Book Review: "Who is Rich?" by Matthew Klam

If people were happy with their lives, if they weren't having to deal with crises of conscience, relationships, and faith, what would that mean for the state of fiction? Much in the way that evil characters are more fun to read (and write) about, unhappy characters definitely provide a richer mine from which to build a novel.

Rich Fischer, the protagonist of Matthew Klam's Who is Rich?, is definitely unhappy. At one point he was a cartoonist of some renown, but he now works as an illustrator at a magazine which covers politics and culture.

"Illustration is to cartooning as prison sodomy is to pansexual orgy. Not the same thing at all."

The only thing really left from those better days is that every summer he travels to New England to teach a four-day cartooning workshop at a week-long arts conference. It's not the most fulfilling opportunity, but it does get him away from his family and from the constant problems weighing on his mind and his psyche.

"I wasn't a teacher. I didn't belong here. I'd ditched my family and driven nine hours up the East Coast in Friday summer highway traffic so I could show off in front of strangers, most of whom had no talent, some of whom weren't even nice, while I got paid almost nothing."

Rich and his wife Robin are unhappily married and on the verge of utterly resenting each other full time. Their two young children have their own dysfunctions, and how the couple chooses to handle (and/or ignore) these issues adds more strain to their exasperating relationship. Money is always tight, their sex life is almost non-existent, and both are often bitter, about their relationship and their lives.

"Was it a good life? Was I more joyful, sensitive, and compassionate in my deeply entangled commitment to them? Was there anything better than seeing the world through the eyes of my nutty kids? Was my obligation to Robin the most sincere form of love?...Was this as close to love as I was ever going to get? The closer I got, the more I wanted to destroy the things I loved. Something rose up in me, threatening me. I had to deflect it somehow."

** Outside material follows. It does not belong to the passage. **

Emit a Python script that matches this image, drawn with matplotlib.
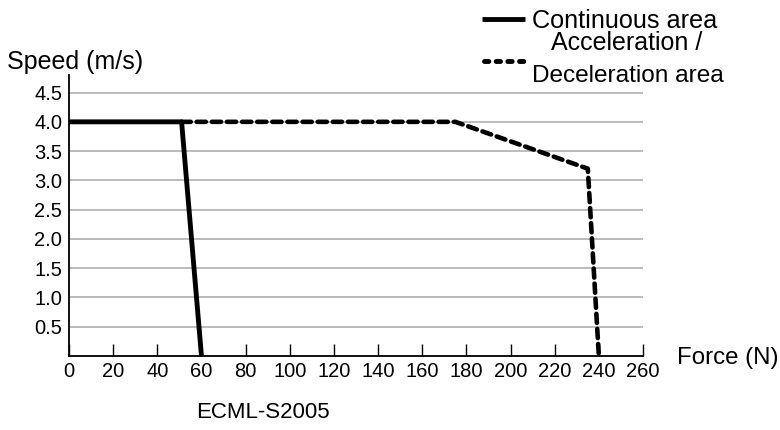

There is one bright light drawing him back to the workshop this year—Amy. Amy is a painting student whom Rich met at last year's workshop, and they shared a flirtation, a little bit more than that, and then spent the winter alternately texting and longing to see each other, and punishing themselves for wanting this. She lives in a wholly different world than Rich—Amy is married to an extremely wealthy, reasonably loathsome Wall Street magnate who is barely home, and rarely pays attention to her and their children when he is. And as much as Amy wants more, wants something different, she isn't sure if she deserves that, and if so, if Rich is that something different.

This is an interesting meditation on monogamy, marriage, children, middle-age, financial success, and whether abandoning your dreams for something more stable makes you a sell-out or a failure. It's also an exploration of what kind of happiness we should expect from life—should you take what you're given or should you hope for more?

Klam is an excellent writer. I read his story collection, Sam the Cat: And Other Stories, about 17 years ago, and he's been one of those writers I've been waiting for years to write another book. This definitely didn't disappoint, although it's a bit more of a downer than I expected. Given the subject matter, it's not too surprising, but I felt the book flowed a lot more slowly because of its morose tone. There are moments of lightheartedness, even humor, but the dilemma that Rich and Amy find themselves in, and Rich's own struggles tend to take more precedence, at least early on.

Who is Rich? definitely made me think, and helped me keep the challenges of my own life in perspective. And isn't that why we read sometimes, to make us feel better about our lives than those the characters are living?

NetGalley and Random House provided me an advance copy of the book in exchange for an unbiased review. Thanks for making this available!